Short problem: Reproduce exactly, and nothing else, the lines from the one that contains "What matplotlib code" through the one that contains "ax.set_ylim(-1, 1)". Leave the pictures out.

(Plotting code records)
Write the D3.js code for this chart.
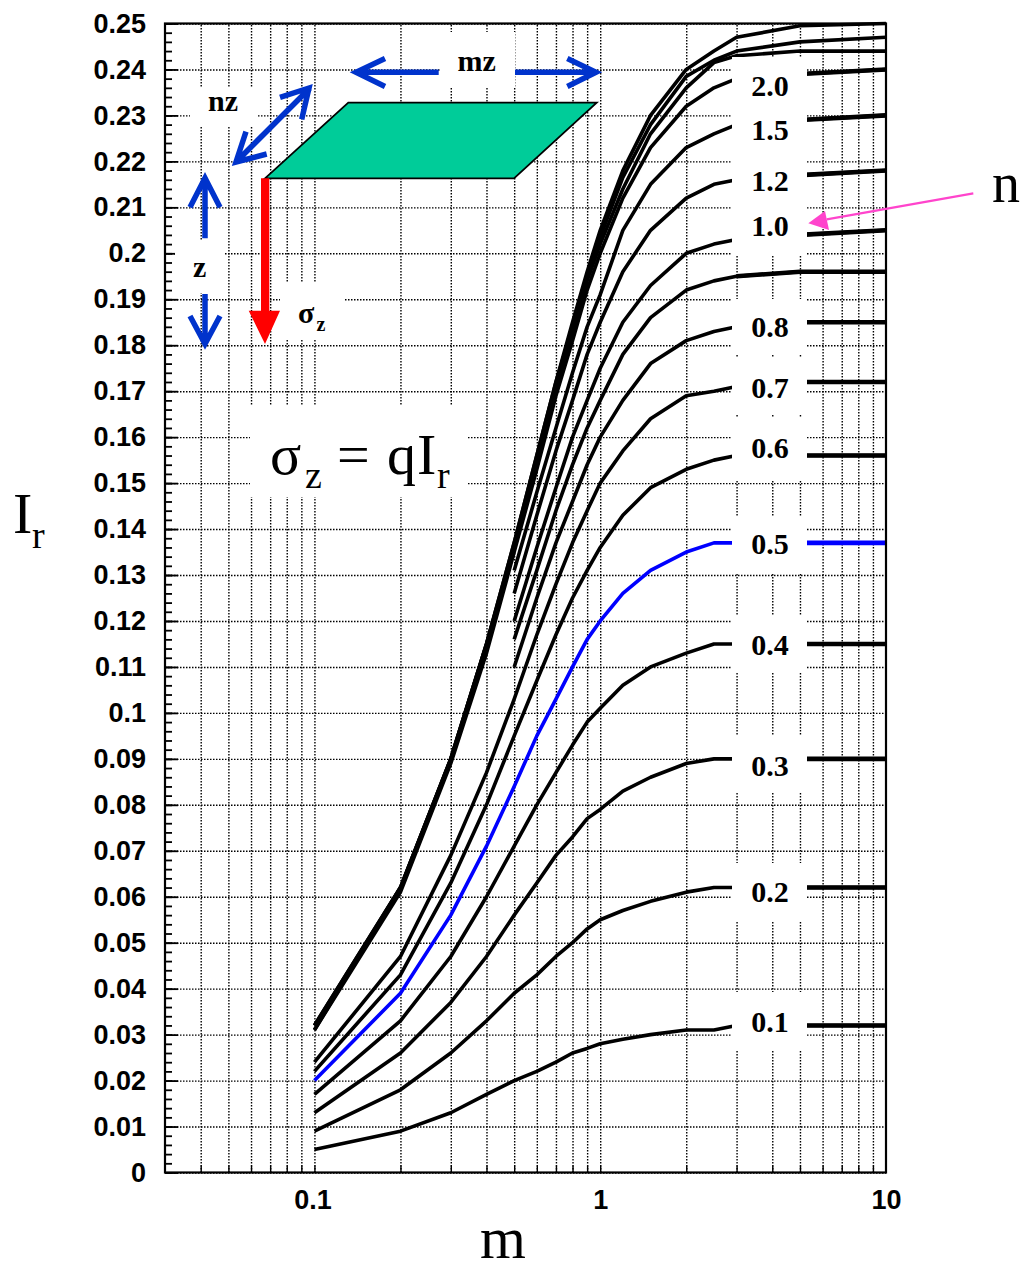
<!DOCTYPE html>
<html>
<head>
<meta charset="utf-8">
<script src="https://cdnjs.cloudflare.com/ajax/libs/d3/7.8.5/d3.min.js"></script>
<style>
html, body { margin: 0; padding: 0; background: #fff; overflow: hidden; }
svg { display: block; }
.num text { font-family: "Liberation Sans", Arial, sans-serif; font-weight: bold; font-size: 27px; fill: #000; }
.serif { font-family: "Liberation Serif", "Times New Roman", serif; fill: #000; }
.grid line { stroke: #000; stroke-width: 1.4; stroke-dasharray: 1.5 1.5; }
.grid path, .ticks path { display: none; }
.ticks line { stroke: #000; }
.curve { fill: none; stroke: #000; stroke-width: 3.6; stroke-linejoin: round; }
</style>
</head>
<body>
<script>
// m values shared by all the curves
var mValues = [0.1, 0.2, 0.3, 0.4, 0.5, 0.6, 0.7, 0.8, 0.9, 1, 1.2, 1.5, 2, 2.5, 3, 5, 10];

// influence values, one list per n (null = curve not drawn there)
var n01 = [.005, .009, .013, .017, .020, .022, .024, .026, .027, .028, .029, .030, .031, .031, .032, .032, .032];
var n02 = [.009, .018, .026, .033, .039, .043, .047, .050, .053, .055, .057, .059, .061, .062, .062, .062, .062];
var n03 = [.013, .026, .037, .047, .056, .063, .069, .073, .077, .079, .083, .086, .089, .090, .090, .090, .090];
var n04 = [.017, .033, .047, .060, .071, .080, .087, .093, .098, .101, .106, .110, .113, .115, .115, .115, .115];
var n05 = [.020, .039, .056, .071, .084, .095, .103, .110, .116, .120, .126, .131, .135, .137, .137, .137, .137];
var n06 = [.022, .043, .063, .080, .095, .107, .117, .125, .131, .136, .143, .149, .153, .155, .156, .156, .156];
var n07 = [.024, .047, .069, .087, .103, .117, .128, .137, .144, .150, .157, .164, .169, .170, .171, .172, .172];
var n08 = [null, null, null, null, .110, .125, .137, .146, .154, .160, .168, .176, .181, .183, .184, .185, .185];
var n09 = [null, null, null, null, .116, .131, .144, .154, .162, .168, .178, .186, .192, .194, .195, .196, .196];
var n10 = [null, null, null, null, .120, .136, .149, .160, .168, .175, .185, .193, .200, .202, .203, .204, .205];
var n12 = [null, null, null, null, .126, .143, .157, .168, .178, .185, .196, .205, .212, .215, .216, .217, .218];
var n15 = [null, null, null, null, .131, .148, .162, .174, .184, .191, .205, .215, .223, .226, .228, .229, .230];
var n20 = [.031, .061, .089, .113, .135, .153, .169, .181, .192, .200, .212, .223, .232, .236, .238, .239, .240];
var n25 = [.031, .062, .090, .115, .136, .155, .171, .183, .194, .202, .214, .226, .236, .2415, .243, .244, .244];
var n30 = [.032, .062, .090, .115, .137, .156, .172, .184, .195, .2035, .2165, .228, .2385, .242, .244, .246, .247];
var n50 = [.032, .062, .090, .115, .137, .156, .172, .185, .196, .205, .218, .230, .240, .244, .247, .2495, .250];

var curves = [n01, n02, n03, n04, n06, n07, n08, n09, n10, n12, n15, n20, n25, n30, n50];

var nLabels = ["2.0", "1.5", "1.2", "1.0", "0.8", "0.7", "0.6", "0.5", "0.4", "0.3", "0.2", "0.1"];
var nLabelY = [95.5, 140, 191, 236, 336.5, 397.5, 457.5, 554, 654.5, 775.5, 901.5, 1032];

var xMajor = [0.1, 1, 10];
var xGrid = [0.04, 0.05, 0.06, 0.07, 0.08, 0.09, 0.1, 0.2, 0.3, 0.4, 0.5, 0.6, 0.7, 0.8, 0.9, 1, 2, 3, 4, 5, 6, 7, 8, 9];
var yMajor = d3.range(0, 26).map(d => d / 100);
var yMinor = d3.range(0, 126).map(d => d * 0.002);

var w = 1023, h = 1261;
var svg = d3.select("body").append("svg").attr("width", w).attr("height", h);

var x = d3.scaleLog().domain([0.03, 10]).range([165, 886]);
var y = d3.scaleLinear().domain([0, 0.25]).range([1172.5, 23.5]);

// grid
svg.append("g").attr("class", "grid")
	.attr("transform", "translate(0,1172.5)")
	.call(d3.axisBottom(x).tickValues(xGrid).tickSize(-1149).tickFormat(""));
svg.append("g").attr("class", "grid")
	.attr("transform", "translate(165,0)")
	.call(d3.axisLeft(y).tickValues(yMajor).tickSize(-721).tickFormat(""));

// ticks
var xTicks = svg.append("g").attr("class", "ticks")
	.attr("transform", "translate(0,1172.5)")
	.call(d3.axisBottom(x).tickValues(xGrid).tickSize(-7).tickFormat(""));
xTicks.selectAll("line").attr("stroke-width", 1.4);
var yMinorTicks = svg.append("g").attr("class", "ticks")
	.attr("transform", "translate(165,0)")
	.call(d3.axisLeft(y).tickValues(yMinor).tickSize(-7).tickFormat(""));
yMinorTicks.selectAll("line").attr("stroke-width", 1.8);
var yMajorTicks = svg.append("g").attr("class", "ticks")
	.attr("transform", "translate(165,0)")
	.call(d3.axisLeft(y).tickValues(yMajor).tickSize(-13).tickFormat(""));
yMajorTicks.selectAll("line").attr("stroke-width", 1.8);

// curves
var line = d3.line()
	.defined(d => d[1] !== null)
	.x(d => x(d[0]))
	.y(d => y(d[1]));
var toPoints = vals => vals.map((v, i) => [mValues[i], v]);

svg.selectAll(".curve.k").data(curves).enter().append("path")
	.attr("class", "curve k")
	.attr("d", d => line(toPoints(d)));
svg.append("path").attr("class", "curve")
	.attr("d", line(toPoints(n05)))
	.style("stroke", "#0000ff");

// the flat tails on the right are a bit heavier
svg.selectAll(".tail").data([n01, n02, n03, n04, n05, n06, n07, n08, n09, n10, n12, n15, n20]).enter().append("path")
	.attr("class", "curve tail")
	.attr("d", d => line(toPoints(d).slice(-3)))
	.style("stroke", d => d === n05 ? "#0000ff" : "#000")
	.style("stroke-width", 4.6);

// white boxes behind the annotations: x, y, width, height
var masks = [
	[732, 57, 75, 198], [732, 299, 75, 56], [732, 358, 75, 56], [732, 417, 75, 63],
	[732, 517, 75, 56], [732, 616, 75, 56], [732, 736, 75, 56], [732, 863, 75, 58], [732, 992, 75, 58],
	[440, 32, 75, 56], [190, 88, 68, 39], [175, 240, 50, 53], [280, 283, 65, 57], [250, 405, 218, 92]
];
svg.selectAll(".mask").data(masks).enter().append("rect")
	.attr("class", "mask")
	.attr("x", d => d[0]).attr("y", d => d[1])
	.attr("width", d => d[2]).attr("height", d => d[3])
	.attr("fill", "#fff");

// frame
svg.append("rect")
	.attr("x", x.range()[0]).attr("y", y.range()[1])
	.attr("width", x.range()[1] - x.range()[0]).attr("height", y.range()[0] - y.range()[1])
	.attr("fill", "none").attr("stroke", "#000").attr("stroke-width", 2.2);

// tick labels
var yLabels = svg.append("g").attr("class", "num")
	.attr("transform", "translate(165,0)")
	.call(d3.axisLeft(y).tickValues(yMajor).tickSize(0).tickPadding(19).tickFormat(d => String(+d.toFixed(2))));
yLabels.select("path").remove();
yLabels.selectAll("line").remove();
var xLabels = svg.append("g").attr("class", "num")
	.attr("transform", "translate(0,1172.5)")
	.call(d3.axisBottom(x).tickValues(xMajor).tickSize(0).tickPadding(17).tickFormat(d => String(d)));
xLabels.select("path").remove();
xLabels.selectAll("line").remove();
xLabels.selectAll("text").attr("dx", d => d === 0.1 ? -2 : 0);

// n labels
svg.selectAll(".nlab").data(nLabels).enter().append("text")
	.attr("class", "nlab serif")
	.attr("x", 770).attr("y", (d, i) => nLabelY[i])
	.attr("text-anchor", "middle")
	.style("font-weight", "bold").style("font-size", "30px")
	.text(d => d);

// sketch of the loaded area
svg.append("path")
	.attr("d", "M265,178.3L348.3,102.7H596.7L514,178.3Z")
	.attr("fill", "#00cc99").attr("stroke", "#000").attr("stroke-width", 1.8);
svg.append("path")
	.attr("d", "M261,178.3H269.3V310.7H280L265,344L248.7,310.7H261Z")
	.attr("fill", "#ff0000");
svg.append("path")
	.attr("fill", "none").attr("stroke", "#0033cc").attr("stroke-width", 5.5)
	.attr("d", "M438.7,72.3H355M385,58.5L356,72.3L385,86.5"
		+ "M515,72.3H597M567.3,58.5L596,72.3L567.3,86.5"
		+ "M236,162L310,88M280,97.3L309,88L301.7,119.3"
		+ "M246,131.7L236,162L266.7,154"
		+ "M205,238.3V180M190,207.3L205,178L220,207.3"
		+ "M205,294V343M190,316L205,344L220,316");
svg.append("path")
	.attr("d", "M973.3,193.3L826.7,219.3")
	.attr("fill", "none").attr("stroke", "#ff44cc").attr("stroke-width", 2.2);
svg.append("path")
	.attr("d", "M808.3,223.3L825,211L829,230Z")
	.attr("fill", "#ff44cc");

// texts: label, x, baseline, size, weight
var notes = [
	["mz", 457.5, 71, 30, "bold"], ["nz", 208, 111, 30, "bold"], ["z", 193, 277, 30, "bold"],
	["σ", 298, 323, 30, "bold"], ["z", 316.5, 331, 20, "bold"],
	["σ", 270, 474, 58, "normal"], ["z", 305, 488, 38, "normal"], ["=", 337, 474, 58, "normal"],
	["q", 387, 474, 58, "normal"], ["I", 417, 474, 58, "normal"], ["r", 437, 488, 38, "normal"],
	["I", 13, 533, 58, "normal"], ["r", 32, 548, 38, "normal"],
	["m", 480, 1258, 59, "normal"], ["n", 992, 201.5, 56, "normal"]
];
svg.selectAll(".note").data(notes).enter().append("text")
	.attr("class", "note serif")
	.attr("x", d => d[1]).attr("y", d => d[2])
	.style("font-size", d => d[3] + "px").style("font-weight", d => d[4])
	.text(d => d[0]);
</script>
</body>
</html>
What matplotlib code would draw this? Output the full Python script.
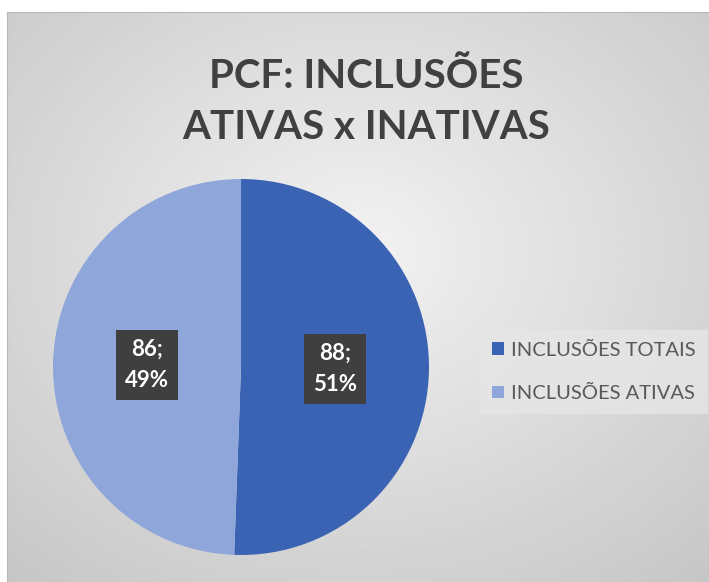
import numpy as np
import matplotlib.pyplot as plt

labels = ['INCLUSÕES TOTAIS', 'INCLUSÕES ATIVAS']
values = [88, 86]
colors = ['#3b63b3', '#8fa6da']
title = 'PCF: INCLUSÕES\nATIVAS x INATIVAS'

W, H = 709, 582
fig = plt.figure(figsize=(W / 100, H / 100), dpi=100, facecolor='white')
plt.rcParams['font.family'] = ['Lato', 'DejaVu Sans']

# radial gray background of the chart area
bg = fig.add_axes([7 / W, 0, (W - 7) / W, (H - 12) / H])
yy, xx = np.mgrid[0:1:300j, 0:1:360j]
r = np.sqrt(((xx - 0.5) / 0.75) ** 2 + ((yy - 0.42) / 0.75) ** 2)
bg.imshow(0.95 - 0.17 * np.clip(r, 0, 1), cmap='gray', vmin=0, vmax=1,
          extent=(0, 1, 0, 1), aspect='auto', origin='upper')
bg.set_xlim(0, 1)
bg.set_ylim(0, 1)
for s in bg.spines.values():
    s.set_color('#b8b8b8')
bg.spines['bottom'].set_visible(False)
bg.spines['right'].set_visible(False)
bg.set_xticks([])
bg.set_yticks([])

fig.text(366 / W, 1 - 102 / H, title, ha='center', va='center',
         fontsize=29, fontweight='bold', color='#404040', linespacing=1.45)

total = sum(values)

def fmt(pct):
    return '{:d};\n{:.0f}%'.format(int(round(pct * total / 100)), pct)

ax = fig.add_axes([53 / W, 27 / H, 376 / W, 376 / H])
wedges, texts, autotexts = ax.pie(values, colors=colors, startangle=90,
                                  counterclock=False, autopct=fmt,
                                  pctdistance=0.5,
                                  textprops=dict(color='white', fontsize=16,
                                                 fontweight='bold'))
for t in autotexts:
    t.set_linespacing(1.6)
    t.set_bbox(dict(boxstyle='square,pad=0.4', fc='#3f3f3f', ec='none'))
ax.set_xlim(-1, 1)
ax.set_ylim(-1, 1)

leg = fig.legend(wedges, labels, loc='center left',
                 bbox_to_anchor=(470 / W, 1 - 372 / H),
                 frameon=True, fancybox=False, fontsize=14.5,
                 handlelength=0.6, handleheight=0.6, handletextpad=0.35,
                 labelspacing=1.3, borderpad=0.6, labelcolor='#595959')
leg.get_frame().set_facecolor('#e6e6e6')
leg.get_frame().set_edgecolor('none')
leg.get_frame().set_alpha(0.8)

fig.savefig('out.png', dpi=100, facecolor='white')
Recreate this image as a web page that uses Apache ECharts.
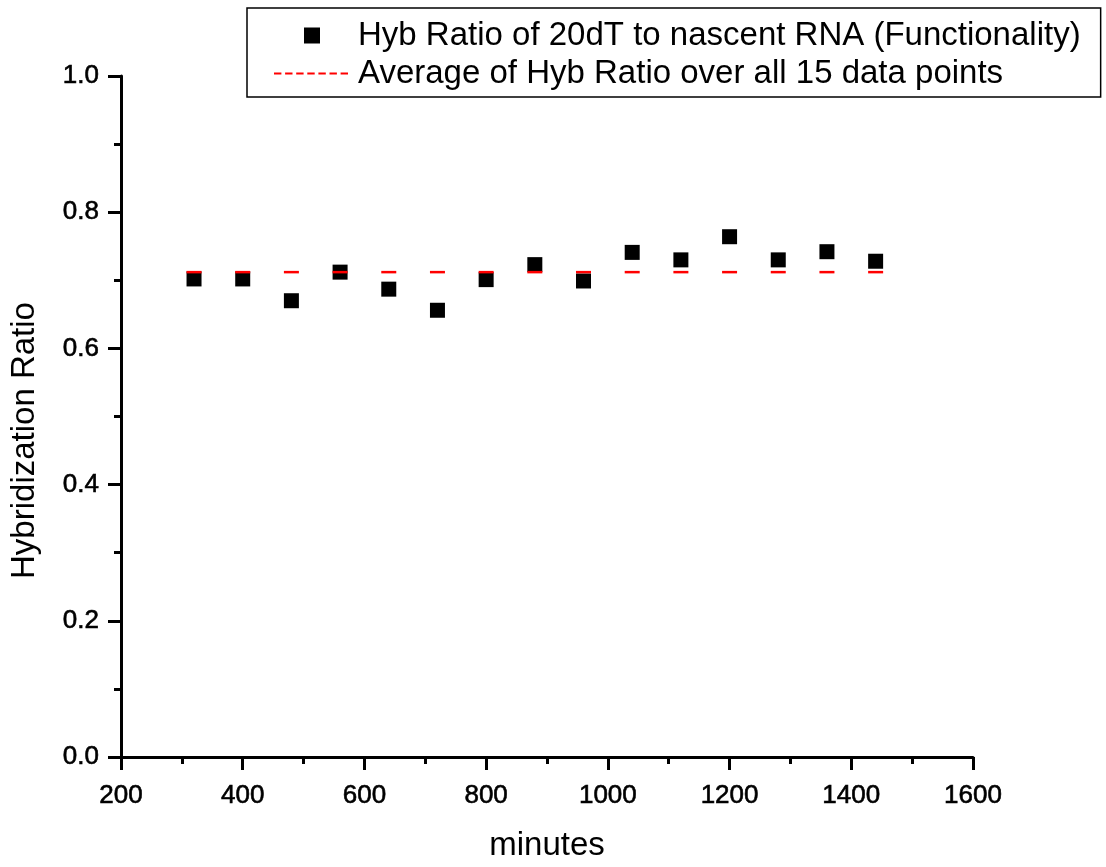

Final result:
What matplotlib code would draw this? Output the full Python script.
import numpy as np
import matplotlib.pyplot as plt

labels = ['INCLUSÕES TOTAIS', 'INCLUSÕES ATIVAS']
values = [88, 86]
colors = ['#3b63b3', '#8fa6da']
title = 'PCF: INCLUSÕES\nATIVAS x INATIVAS'

W, H = 709, 582
fig = plt.figure(figsize=(W / 100, H / 100), dpi=100, facecolor='white')
plt.rcParams['font.family'] = ['Lato', 'DejaVu Sans']

# radial gray background of the chart area
bg = fig.add_axes([7 / W, 0, (W - 7) / W, (H - 12) / H])
yy, xx = np.mgrid[0:1:300j, 0:1:360j]
r = np.sqrt(((xx - 0.5) / 0.75) ** 2 + ((yy - 0.42) / 0.75) ** 2)
bg.imshow(0.95 - 0.17 * np.clip(r, 0, 1), cmap='gray', vmin=0, vmax=1,
          extent=(0, 1, 0, 1), aspect='auto', origin='upper')
bg.set_xlim(0, 1)
bg.set_ylim(0, 1)
for s in bg.spines.values():
    s.set_color('#b8b8b8')
bg.spines['bottom'].set_visible(False)
bg.spines['right'].set_visible(False)
bg.set_xticks([])
bg.set_yticks([])

fig.text(366 / W, 1 - 102 / H, title, ha='center', va='center',
         fontsize=29, fontweight='bold', color='#404040', linespacing=1.45)

total = sum(values)

def fmt(pct):
    return '{:d};\n{:.0f}%'.format(int(round(pct * total / 100)), pct)

ax = fig.add_axes([53 / W, 27 / H, 376 / W, 376 / H])
wedges, texts, autotexts = ax.pie(values, colors=colors, startangle=90,
                                  counterclock=False, autopct=fmt,
                                  pctdistance=0.5,
                                  textprops=dict(color='white', fontsize=16,
                                                 fontweight='bold'))
for t in autotexts:
    t.set_linespacing(1.6)
    t.set_bbox(dict(boxstyle='square,pad=0.4', fc='#3f3f3f', ec='none'))
ax.set_xlim(-1, 1)
ax.set_ylim(-1, 1)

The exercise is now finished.